- _STATED PROBLEM_
Repeat the listing that follows, character for character, minus the pictures.

======

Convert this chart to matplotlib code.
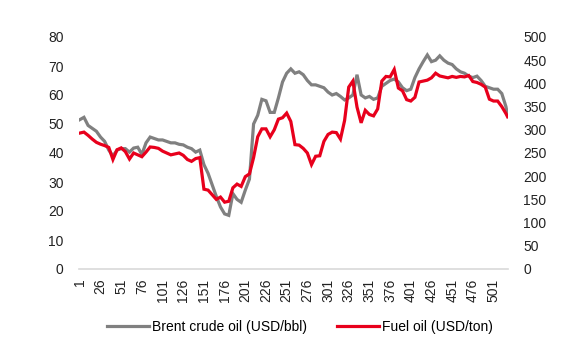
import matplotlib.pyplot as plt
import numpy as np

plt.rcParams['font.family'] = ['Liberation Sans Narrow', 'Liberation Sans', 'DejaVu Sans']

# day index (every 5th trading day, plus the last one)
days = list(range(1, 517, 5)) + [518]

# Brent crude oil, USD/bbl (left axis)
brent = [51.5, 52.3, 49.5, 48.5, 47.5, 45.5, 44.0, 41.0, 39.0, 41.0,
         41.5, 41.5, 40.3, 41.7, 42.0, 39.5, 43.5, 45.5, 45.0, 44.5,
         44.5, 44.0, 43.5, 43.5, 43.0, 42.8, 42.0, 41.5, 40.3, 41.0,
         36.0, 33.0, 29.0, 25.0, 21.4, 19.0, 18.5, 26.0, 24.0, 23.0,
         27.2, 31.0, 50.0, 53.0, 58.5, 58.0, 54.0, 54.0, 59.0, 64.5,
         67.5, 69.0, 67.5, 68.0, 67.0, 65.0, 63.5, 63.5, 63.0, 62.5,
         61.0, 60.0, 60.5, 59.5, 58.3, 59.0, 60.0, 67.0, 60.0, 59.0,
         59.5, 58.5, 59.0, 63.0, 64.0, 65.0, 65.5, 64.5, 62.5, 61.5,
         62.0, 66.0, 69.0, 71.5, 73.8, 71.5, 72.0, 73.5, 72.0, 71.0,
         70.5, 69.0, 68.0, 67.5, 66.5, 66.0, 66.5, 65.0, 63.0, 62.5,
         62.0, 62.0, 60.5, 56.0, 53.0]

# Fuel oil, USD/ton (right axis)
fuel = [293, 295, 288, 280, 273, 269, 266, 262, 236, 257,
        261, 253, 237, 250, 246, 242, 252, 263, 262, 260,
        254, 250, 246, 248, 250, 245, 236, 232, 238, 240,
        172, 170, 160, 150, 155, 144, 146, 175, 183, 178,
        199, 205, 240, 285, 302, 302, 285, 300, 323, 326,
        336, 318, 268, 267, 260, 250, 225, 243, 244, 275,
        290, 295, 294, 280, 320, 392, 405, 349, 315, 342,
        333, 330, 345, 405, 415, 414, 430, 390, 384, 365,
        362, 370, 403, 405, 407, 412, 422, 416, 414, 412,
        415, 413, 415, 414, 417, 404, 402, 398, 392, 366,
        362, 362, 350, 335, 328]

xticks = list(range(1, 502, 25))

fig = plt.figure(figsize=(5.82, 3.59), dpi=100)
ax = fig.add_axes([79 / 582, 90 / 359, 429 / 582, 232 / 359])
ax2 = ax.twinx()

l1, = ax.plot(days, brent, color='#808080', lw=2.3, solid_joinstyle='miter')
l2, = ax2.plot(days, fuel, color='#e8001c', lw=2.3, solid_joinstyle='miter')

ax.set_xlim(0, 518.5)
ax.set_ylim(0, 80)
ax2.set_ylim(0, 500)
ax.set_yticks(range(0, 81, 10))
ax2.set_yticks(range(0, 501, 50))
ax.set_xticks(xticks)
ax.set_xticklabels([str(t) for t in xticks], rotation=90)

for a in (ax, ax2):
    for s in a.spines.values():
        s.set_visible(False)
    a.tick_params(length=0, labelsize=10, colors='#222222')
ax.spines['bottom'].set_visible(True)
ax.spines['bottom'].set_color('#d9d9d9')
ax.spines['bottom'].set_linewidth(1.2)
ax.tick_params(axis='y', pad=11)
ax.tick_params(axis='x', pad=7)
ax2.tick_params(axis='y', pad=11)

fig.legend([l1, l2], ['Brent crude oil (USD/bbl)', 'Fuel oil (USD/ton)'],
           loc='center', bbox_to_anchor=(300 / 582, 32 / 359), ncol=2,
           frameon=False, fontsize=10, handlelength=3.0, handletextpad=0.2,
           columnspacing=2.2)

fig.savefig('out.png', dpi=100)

======

- _EXPECTED OUTPUT_
Convert this chart to matplotlib code.
import matplotlib.pyplot as plt
import numpy as np

plt.rcParams['font.family'] = ['Liberation Sans Narrow', 'Liberation Sans', 'DejaVu Sans']

# day index (every 5th trading day, plus the last one)
days = list(range(1, 517, 5)) + [518]

# Brent crude oil, USD/bbl (left axis)
brent = [51.5, 52.3, 49.5, 48.5, 47.5, 45.5, 44.0, 41.0, 39.0, 41.0,
         41.5, 41.5, 40.3, 41.7, 42.0, 39.5, 43.5, 45.5, 45.0, 44.5,
         44.5, 44.0, 43.5, 43.5, 43.0, 42.8, 42.0, 41.5, 40.3, 41.0,
         36.0, 33.0, 29.0, 25.0, 21.4, 19.0, 18.5, 26.0, 24.0, 23.0,
         27.2, 31.0, 50.0, 53.0, 58.5, 58.0, 54.0, 54.0, 59.0, 64.5,
         67.5, 69.0, 67.5, 68.0, 67.0, 65.0, 63.5, 63.5, 63.0, 62.5,
         61.0, 60.0, 60.5, 59.5, 58.3, 59.0, 60.0, 67.0, 60.0, 59.0,
         59.5, 58.5, 59.0, 63.0, 64.0, 65.0, 65.5, 64.5, 62.5, 61.5,
         62.0, 66.0, 69.0, 71.5, 73.8, 71.5, 72.0, 73.5, 72.0, 71.0,
         70.5, 69.0, 68.0, 67.5, 66.5, 66.0, 66.5, 65.0, 63.0, 62.5,
         62.0, 62.0, 60.5, 56.0, 53.0]

# Fuel oil, USD/ton (right axis)
fuel = [293, 295, 288, 280, 273, 269, 266, 262, 236, 257,
        261, 253, 237, 250, 246, 242, 252, 263, 262, 260,
        254, 250, 246, 248, 250, 245, 236, 232, 238, 240,
        172, 170, 160, 150, 155, 144, 146, 175, 183, 178,
        199, 205, 240, 285, 302, 302, 285, 300, 323, 326,
        336, 318, 268, 267, 260, 250, 225, 243, 244, 275,
        290, 295, 294, 280, 320, 392, 405, 349, 315, 342,
        333, 330, 345, 405, 415, 414, 430, 390, 384, 365,
        362, 370, 403, 405, 407, 412, 422, 416, 414, 412,
        415, 413, 415, 414, 417, 404, 402, 398, 392, 366,
        362, 362, 350, 335, 328]

xticks = list(range(1, 502, 25))

fig = plt.figure(figsize=(5.82, 3.59), dpi=100)
ax = fig.add_axes([79 / 582, 90 / 359, 429 / 582, 232 / 359])
ax2 = ax.twinx()

l1, = ax.plot(days, brent, color='#808080', lw=2.3, solid_joinstyle='miter')
l2, = ax2.plot(days, fuel, color='#e8001c', lw=2.3, solid_joinstyle='miter')

ax.set_xlim(0, 518.5)
ax.set_ylim(0, 80)
ax2.set_ylim(0, 500)
ax.set_yticks(range(0, 81, 10))
ax2.set_yticks(range(0, 501, 50))
ax.set_xticks(xticks)
ax.set_xticklabels([str(t) for t in xticks], rotation=90)

for a in (ax, ax2):
    for s in a.spines.values():
        s.set_visible(False)
    a.tick_params(length=0, labelsize=10, colors='#222222')
ax.spines['bottom'].set_visible(True)
ax.spines['bottom'].set_color('#d9d9d9')
ax.spines['bottom'].set_linewidth(1.2)
ax.tick_params(axis='y', pad=11)
ax.tick_params(axis='x', pad=7)
ax2.tick_params(axis='y', pad=11)

fig.legend([l1, l2], ['Brent crude oil (USD/bbl)', 'Fuel oil (USD/ton)'],
           loc='center', bbox_to_anchor=(300 / 582, 32 / 359), ncol=2,
           frameon=False, fontsize=10, handlelength=3.0, handletextpad=0.2,
           columnspacing=2.2)

fig.savefig('out.png', dpi=100)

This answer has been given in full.